Who Discovered that the absolute volume and pressure of a gas are inversely proportional at a constant temperature?

The concept Robert Boyle discovered (now called Boyle’s Law) laid the foundation for all quantitative study and chemical analysis of gasses.

It was the first quantitative formula to describe the behavior of gasses. Boyle’s Law is so basic to understanding chemistry that it is taught to every student in beginning chemistry classes.

A genius experimenter, Boyle also proved that gasses were made of atoms, just like solids. But in a gas, the atoms are spread far apart and disconnected so that they can be squeezed tighter.

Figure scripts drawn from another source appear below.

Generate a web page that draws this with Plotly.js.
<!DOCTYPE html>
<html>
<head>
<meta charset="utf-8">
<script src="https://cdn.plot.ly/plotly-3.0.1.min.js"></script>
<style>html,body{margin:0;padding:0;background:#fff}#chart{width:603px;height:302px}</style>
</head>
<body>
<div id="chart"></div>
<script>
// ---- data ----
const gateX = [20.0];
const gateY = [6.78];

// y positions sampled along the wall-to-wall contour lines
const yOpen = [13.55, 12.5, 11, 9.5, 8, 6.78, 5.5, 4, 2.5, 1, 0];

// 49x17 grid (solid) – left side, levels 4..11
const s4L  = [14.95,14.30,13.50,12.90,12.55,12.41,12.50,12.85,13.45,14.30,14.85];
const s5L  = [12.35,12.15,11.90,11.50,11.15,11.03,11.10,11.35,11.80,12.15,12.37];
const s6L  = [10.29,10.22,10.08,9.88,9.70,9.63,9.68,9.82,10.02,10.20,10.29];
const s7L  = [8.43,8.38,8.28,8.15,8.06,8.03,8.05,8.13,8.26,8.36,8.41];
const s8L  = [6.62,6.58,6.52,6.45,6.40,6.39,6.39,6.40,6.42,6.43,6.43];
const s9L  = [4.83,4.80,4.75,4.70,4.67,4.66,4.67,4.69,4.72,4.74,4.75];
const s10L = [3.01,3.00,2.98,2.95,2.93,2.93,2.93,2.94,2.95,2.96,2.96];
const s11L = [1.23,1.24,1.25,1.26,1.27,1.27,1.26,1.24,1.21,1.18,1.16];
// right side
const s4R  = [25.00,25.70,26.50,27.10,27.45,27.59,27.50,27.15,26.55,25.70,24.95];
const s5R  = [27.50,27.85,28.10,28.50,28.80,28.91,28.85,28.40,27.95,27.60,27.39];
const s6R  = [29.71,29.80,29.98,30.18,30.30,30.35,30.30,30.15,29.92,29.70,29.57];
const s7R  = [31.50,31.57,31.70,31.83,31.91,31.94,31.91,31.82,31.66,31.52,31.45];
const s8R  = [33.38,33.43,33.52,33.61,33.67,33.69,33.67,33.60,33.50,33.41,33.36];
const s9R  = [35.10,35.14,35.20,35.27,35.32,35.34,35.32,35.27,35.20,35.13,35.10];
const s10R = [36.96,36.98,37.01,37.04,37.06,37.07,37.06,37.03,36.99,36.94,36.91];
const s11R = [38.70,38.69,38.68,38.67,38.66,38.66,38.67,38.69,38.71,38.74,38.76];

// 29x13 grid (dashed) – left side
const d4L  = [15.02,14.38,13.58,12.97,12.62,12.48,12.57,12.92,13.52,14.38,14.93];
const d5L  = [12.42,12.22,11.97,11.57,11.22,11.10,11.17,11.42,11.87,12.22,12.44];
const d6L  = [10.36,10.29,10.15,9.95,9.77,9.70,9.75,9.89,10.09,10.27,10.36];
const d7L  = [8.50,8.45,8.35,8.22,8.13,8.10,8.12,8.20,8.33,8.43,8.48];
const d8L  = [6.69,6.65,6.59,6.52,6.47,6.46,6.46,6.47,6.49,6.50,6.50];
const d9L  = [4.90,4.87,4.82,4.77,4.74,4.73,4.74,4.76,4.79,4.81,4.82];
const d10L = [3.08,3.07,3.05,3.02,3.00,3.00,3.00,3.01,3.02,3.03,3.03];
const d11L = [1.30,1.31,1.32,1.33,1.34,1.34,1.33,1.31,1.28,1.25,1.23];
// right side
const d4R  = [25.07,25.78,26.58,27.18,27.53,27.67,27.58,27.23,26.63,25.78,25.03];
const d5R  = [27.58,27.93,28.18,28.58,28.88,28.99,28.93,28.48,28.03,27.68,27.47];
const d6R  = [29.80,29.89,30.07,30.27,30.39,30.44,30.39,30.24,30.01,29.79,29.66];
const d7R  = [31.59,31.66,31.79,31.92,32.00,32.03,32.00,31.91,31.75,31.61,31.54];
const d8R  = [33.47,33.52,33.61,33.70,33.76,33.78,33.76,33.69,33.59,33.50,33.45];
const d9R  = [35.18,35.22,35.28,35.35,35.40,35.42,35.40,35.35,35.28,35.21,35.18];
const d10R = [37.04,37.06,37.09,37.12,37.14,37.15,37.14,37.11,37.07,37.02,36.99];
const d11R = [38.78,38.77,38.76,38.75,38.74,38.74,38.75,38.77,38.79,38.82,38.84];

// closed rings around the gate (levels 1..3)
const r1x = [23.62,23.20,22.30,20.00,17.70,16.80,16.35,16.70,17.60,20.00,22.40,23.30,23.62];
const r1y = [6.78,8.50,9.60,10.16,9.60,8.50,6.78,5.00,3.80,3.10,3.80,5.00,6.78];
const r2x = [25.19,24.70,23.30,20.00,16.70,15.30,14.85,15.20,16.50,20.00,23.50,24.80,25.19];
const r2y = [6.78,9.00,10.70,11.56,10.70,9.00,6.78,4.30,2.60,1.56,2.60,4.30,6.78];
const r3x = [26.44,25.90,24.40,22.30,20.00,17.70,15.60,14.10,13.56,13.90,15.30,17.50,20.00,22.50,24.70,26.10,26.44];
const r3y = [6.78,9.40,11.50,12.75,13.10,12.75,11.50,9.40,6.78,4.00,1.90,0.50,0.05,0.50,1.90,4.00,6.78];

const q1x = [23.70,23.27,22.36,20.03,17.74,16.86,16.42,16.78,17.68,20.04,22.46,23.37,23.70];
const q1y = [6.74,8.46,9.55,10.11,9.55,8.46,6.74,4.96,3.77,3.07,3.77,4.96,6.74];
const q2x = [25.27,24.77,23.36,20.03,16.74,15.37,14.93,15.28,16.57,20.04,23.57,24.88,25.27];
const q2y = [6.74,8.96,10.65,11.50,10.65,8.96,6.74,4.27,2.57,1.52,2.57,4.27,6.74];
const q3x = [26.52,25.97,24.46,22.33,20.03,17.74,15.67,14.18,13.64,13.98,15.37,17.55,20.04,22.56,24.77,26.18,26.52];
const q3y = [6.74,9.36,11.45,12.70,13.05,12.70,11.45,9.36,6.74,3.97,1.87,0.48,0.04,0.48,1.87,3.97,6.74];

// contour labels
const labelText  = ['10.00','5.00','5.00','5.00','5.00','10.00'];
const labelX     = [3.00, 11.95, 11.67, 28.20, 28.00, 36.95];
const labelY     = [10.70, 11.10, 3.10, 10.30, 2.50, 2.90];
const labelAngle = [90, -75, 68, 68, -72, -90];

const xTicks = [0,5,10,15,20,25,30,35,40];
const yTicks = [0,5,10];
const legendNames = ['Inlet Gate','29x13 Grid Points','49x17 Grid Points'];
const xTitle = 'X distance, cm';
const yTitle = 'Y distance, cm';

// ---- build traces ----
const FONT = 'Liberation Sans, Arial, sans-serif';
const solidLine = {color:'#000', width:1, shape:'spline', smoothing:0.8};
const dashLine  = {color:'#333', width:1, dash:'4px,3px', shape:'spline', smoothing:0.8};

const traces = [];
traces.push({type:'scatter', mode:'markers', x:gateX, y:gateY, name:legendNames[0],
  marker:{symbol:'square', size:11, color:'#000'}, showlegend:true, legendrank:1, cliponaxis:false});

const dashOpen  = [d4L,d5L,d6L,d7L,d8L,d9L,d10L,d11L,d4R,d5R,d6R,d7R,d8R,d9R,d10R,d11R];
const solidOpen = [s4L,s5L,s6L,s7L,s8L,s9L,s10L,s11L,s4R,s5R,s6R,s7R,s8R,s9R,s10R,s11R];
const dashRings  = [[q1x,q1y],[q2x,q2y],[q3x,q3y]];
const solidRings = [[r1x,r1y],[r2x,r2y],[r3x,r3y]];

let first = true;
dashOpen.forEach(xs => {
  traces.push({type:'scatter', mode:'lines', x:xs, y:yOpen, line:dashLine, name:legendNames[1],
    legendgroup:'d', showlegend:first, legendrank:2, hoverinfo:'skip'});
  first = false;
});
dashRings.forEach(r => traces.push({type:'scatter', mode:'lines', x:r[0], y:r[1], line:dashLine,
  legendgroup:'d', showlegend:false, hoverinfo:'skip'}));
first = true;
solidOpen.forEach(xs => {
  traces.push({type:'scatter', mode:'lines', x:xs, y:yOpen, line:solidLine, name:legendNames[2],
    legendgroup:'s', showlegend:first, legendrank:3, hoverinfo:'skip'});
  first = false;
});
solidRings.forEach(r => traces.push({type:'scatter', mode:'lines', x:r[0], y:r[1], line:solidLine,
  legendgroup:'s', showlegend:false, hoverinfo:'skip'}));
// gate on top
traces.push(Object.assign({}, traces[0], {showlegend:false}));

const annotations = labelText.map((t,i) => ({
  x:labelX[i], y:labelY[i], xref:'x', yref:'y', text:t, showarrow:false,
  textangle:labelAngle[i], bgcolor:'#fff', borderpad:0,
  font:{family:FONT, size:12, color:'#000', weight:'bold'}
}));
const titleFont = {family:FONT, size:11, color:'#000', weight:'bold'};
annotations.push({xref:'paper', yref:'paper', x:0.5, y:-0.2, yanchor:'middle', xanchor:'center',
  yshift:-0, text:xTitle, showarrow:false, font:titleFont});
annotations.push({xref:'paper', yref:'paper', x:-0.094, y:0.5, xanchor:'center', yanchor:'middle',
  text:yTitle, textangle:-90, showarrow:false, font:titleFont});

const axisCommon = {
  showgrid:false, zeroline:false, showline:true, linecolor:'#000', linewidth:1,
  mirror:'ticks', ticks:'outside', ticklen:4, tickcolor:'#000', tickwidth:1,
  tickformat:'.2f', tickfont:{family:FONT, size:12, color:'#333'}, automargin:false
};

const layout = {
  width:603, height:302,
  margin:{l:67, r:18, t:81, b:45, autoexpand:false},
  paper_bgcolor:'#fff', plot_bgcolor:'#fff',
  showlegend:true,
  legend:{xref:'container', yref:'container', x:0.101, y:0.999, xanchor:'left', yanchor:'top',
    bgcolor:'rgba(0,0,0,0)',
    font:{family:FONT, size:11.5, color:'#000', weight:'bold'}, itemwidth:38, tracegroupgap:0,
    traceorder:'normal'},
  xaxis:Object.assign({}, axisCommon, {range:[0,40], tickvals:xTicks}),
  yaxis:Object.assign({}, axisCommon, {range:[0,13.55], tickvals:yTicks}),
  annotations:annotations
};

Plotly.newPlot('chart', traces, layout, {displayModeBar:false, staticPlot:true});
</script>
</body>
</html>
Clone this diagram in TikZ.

Through these experiments Boyle helped convince the scientific world that atoms existed, an issue still debated 2,000 years after their existence was first proposed by Democritus in 440 B.C.

Robert Boyle was the son of an earl and a member of the British Scientific Society. During a 1662 society meeting, Robert Hooke read a paper describing a French experiment on the “springiness of air.” The characteristics of air were of great interest to scientists in the seventeenth century.

French scientists built a brass cylinder fitted tightly with a piston. Several men pushed down hard on the piston, compressing the air trapped below. Then they let go. The piston sprang back up, but not all the way back up. No matter how often the French tried this experiment, the piston never bounced all the way back up.

The French claimed this proved that air was not perfectly springy. Once compressed, it stayed slightly compressed.

Robert Boyle claimed that the French experiment proved nothing. Their piston, he said, was too tight to bounce all the way back up. Others argued that, if they made the piston looser, air would leak around the edges and ruin the experiment.

Boyle promised to create a perfect piston that was neither too tight nor too loose. He also claimed that his perfect piston would prove the French wrong.

Two weeks later Robert Boyle stood before the society with a large glass tube that he had shaped into a lopsided “U.” One side of the “U” rose over three feet high and was skinny. The other side was short and fat. The short side was sealed at the top. The tall, skinny side was open.

Boyle poured liquid mercury into his tube until it covered the bottom of the “U” and rose just a little in both sides. A large pocket of air was trapped above this mercury in the short fat side. A piston, Boyle explained, was any devise that compressed air. Since his used mercury to compress air, there would be no friction to affect the results, as had been true in the French experiment.

Boyle recorded the glass piston’s weight and etched a line in the glass where mercury met the trapped air pocket. Boyle trickled liquid mercury down the long neck of the tall side of his piston until he had filled the neck. Mercury now rose well over halfway up the short side. The trapped air had been squeezed to less than half of its original volume by the weight and force of mercury.

Boyle drew a second line on the short chamber to mark the new level of mercury inside, marking the compressed volume of trapped air.

He then drained mercury through a valve at the bottom of the “U” until the glass piston and mercury weighed exactly the same as they had at the beginning. The mercury level returned to its exact starting line. The trapped air had sprung back exactly to where it started. Air was perfectly springy. The French were wrong. Boyle was right.

Robert Boyle continued the experiments with his funny glass piston and noticed something quite remarkable. When he doubled the pressure (weight of mercury) on a trapped body of air, he halved its volume. When he tripled the pressure, the air’s volume was reduced to one-third. The change in volume of air when compressed was always proportional to the change in the pressure squeezing that air. He created a simple mathematical equation to describe this proportionality. Today we call it “Boyle’s Law.” No other concept has been more useful in understanding and using gasses to serve the needs of humankind.

Oceanographer Sylvia Earle set the women’s depth record for solo diving (1,000 meters or 3,281 feet). According to the concept Boyle discovered, pressure at that depth is over 100 times what it is at the surface.